Because Oprah has always wanted a fireplace in the library, she makes sure there is a beautiful and inviting reading area around the glimmer of a brand-new fireplace.
It's time for the girls to move into their new dorm rooms and Oprah announces roommate assignments. Thando and Eunice are excited to find out they will be living together.
In a country where even the poorest students pay school fees and buy their own uniforms, Oprah wanted to make sure everything would be provided for her girls. Oprah personally chose the designs of their uniforms.
In the dormitories, each with its own small kitchen and terrace, Oprah's touches abound. Every tile, every doorknob, has been Oprah's specific choice. Each girl will have her own spacious closet and desk. "Come on in, and welcome to your new home," Oprah says. "Every single thing that you see here was chosen by me for you because I care so much about you."
The girls are overjoyed, with many of them, like Sade, jumping and collapsing on their soft, new beds. "At home I sleep on the floor and it's really, really painful, especially when it's cold," Buhle says. "But in the dorms we sleep on the bed and in the bed is so very, very soft."

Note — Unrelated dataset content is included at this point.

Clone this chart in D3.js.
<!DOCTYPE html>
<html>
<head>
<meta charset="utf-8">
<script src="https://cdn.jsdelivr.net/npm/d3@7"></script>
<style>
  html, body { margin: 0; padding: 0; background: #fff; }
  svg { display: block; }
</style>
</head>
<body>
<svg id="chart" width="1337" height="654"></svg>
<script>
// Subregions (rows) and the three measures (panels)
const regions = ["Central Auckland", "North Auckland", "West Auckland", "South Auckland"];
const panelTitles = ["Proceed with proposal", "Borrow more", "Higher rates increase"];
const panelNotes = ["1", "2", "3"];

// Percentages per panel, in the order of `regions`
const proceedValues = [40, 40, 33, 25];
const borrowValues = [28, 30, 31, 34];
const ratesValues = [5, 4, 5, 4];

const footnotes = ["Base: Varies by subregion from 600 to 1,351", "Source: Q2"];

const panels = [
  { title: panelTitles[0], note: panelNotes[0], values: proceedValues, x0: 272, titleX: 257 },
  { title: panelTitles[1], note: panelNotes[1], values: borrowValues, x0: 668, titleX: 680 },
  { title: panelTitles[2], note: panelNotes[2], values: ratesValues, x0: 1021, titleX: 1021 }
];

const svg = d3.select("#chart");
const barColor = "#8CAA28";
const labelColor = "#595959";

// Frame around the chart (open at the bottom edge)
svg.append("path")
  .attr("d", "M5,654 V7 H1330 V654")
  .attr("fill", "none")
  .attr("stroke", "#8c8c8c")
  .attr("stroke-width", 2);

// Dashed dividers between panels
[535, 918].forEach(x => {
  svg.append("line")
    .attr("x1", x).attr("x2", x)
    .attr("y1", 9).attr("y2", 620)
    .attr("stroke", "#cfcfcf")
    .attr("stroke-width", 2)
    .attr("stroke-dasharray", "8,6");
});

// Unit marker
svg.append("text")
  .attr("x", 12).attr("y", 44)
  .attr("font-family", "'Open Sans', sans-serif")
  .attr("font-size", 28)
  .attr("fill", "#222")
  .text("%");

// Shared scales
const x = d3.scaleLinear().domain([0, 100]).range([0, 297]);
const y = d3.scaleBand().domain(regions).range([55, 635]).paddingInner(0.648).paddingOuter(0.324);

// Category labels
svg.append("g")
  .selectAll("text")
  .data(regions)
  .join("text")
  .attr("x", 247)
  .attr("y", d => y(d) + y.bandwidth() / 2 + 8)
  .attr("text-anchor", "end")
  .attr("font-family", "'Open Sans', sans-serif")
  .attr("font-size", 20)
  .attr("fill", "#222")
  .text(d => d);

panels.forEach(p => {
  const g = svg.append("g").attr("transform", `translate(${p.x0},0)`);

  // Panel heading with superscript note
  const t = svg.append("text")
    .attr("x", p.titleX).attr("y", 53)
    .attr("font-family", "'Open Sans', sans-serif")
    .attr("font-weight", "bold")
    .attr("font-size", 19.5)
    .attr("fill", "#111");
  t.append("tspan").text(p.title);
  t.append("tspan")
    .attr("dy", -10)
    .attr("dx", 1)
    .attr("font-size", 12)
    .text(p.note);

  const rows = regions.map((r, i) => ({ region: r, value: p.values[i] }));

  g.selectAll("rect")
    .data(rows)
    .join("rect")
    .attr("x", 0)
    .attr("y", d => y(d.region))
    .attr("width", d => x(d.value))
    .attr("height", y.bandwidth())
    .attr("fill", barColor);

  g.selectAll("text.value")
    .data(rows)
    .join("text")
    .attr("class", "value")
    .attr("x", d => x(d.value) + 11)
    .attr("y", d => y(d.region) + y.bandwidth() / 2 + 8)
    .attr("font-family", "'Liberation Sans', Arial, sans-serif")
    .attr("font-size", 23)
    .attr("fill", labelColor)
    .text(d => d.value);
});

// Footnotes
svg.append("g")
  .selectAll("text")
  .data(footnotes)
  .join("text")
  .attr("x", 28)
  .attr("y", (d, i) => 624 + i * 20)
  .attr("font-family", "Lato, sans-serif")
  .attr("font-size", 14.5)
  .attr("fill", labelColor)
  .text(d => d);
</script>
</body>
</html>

To add another special detail to their rooms, Oprah chose the finest linens—soft white sheets and pillowcases bearing an embroidered O.
When Oprah visits Ntombifuthi, she tries one of her chores. Because her home has no running water, the 13-year-old is responsible for getting water from a pump several times a day and carries the large bucket on her head. Oprah doesn't make it very far. "I literally could not do it. I could not physically even pretend to do it and had to take the bucket off my head," Oprah says. "I was carrying half of what she was carrying."

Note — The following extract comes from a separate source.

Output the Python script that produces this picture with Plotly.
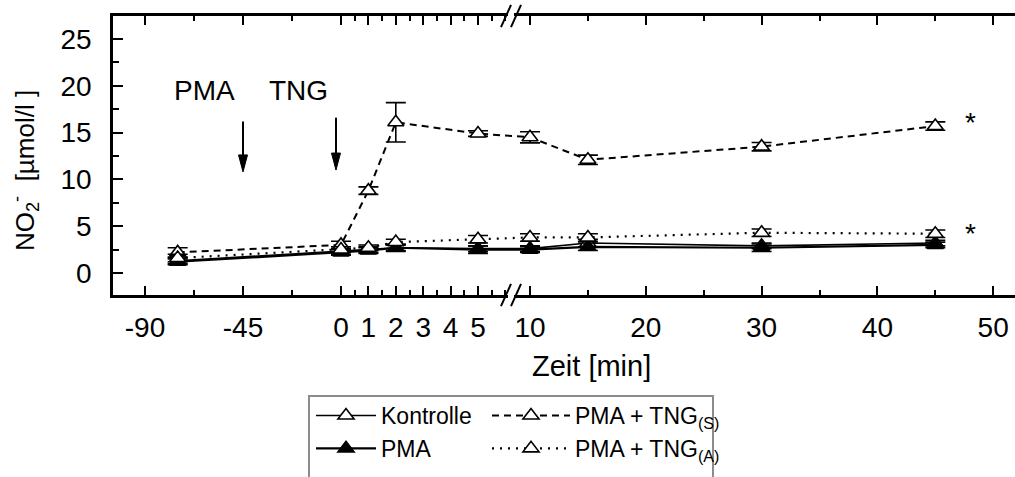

Many of the girls have no running water in their homes, so they are used to outhouses and bathing under a small spigot of water. Oprah made sure the bathroom was perfect for every girl, from the showers to the vanities down to the bright orange, green-and-yellow tiles.

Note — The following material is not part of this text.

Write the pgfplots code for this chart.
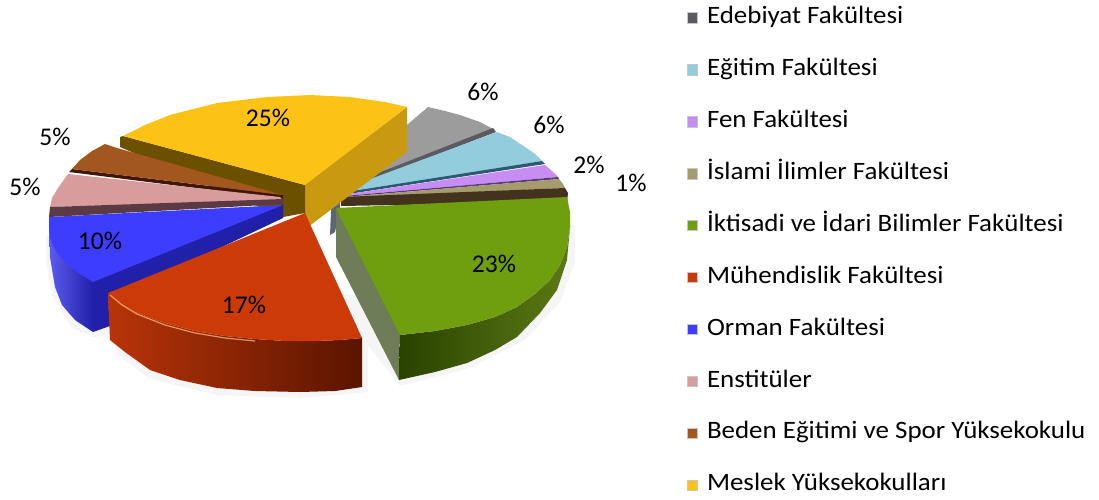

"The bathroom was one of my favorite parts," Lesego says. "At home we use little plastic tubs."
Because of their families' poverty, many of the girls do not eat regularly. Oprah makes sure they'll be well fed and that meals will always be a relaxing experience. She chooses the perfect china for her girls. "I believe that when you are surrounded by beauty, it inspires the beauty in you," Oprah says.
For the girls' first Christmas at the academy, Oprah teams up with party planner extraordinaire Colin Cowie—who is known for his attention to detail—to ensure that the girls have the most beautiful Christmas dinner possible.
"When we walked into the dining room, it was so beautiful," Lesego says. "Usually with my family we don't have Christmas trees because they're so expensive, and we had, like, this huge Christmas tree. It looked stunning."
Oprah makes sure her girls have the best food possible, bringing in her favorite chef, Art Smith, to cook up a holiday feast the girls will never forget.
The art is breathtaking and the dorms are luxurious, but the most important detail Oprah saw to in the building of her dream school was the formation of a family. "I always dreamed of having a family and [at] this academy, I'll have friends that care for me and that love me," Eunice says.
"I've spent most of my life being hurt and being abandoned," Buhle says. "Being here makes me feel very much loved."
And Oprah's found that the love she put into all the details of the academy has returned to her tenfold. "I really felt like I was giving this school to you all, but what you have given me is so much more."